▸ **Information supplied**:
=====
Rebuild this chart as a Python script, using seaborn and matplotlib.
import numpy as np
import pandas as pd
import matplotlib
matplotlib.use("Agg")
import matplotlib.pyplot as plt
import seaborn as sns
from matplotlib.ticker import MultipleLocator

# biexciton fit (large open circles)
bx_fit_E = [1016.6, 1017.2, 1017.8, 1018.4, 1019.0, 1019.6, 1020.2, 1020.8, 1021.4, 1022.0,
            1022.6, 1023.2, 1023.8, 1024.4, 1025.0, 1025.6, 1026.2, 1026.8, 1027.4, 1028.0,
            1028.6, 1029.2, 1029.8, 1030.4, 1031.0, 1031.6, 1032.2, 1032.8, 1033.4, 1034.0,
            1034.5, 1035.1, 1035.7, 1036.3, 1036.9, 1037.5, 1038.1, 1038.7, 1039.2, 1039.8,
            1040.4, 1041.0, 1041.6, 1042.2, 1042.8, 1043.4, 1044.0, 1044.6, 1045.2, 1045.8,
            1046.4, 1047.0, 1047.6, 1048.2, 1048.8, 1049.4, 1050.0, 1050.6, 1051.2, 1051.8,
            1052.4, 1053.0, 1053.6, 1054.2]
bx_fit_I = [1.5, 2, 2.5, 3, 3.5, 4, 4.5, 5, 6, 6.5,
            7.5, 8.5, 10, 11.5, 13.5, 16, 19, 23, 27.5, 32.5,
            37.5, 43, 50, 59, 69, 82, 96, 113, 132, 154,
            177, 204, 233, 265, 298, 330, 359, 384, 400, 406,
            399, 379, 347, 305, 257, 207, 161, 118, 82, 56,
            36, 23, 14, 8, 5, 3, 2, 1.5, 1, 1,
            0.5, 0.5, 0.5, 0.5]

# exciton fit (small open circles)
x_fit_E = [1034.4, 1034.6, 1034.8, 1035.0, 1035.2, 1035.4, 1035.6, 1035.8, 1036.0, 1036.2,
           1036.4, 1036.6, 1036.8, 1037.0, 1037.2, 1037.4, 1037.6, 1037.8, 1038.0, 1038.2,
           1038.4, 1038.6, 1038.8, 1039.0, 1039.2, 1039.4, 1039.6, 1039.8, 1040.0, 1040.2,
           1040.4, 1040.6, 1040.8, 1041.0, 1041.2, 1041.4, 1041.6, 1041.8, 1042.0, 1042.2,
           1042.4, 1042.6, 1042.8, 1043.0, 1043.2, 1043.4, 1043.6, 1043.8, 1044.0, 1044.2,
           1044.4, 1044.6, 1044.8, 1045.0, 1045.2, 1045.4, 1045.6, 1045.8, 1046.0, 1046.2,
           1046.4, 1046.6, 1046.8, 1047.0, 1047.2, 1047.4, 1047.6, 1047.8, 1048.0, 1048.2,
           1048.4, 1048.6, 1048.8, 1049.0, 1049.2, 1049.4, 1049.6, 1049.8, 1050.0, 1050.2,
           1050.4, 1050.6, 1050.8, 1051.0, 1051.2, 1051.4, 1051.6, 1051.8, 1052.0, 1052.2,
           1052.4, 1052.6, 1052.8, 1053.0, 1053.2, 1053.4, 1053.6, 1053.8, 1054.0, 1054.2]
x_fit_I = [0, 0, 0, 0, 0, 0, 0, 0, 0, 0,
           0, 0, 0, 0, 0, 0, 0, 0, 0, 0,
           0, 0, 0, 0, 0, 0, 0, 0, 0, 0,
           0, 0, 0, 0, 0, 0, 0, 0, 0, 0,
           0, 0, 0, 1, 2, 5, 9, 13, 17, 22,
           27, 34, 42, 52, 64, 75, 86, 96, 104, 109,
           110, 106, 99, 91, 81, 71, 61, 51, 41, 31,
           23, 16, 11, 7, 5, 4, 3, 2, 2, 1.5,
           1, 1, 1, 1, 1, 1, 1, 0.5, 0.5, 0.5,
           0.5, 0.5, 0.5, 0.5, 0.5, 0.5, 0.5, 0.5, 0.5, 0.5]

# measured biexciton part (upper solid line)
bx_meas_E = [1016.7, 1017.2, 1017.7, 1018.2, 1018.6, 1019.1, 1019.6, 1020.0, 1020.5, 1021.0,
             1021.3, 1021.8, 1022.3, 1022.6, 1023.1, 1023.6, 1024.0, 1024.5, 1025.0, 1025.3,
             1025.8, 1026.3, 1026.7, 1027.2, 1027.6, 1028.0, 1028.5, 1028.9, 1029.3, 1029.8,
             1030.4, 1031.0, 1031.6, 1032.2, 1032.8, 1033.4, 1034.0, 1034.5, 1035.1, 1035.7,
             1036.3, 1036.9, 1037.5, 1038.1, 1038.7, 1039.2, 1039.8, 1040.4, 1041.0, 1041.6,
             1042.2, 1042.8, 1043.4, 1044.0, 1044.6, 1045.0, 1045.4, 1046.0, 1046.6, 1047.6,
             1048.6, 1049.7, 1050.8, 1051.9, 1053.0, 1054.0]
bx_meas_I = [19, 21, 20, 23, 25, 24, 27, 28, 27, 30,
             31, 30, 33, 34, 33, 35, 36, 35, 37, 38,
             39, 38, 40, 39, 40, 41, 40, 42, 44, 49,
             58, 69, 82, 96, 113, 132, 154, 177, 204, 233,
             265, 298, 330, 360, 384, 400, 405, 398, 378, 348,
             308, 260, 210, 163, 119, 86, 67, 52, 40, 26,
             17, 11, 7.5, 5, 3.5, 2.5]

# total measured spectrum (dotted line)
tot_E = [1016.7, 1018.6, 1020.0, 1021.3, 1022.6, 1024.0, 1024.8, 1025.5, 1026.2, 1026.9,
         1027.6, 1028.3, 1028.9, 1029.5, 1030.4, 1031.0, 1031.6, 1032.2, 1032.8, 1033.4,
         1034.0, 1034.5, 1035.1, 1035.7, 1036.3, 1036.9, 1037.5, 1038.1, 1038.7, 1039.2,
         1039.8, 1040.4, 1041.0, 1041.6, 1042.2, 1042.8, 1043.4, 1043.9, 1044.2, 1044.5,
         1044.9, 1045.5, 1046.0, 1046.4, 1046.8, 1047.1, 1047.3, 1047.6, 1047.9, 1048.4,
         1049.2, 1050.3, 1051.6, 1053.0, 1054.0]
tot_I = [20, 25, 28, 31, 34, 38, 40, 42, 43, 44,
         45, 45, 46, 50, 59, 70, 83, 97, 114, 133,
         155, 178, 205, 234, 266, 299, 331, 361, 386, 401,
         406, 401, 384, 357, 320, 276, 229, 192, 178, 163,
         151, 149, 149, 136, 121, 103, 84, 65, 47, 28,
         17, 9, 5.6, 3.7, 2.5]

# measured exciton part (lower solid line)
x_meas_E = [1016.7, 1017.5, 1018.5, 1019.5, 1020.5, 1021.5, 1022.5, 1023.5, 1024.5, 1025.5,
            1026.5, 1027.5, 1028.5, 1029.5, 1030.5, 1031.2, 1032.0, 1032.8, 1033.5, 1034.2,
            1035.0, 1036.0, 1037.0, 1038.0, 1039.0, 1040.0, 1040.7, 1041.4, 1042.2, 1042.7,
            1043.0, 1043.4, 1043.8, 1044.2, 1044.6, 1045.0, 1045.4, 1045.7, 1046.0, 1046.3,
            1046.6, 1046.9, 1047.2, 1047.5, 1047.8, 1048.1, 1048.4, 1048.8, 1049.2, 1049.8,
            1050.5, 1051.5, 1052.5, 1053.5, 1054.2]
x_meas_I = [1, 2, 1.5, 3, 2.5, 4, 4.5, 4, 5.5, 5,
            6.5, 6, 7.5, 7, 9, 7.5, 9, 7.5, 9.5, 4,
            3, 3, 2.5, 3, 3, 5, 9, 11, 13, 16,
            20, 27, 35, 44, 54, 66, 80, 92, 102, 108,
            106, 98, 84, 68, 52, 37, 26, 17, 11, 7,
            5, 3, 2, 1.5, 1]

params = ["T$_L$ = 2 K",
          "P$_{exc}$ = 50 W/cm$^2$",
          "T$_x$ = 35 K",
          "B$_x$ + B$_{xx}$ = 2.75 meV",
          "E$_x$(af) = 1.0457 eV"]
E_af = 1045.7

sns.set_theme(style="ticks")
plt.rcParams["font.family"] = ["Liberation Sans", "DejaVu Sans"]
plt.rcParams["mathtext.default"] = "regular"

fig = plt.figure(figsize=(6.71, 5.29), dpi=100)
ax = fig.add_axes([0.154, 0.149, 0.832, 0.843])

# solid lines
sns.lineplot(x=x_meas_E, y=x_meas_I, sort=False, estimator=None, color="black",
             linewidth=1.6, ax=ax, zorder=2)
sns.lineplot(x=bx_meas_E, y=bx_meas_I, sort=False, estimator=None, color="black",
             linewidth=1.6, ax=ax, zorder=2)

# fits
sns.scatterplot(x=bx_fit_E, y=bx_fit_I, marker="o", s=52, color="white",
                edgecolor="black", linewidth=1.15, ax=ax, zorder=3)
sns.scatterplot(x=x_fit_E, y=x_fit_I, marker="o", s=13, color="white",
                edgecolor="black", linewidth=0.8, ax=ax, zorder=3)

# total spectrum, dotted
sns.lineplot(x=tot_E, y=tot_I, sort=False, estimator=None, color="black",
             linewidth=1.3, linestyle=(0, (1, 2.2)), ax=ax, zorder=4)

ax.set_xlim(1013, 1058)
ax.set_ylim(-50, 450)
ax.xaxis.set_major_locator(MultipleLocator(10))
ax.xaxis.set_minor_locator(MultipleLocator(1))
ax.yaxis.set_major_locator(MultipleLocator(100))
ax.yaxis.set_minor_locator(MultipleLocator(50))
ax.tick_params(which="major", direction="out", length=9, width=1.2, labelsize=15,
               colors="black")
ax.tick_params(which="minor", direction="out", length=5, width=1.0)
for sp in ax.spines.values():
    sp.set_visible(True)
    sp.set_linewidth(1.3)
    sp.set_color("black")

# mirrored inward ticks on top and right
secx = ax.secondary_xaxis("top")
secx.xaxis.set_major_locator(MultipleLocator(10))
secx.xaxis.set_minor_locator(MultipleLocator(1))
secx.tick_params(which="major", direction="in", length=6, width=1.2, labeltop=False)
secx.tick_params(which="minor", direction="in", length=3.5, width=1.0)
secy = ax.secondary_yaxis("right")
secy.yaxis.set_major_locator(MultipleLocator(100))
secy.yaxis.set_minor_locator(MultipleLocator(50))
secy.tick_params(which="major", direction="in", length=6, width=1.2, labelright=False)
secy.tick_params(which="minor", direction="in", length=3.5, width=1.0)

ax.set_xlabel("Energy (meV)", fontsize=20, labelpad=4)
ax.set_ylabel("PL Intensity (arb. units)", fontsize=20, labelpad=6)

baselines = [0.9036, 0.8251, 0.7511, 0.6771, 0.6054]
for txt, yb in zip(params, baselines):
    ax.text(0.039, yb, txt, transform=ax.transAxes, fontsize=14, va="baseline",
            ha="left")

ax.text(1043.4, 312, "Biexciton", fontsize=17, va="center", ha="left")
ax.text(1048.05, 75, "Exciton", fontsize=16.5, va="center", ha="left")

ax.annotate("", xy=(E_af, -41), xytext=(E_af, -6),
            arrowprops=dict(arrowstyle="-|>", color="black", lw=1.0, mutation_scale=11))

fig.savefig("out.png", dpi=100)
=====
▸ **Exercise instructions**: Print the material above verbatim, first line through the line containing "from matplotlib.ticker import MultipleLocator", both included.

▸ **In response**:
Rebuild this chart as a Python script, using seaborn and matplotlib.
import numpy as np
import pandas as pd
import matplotlib
matplotlib.use("Agg")
import matplotlib.pyplot as plt
import seaborn as sns
from matplotlib.ticker import MultipleLocator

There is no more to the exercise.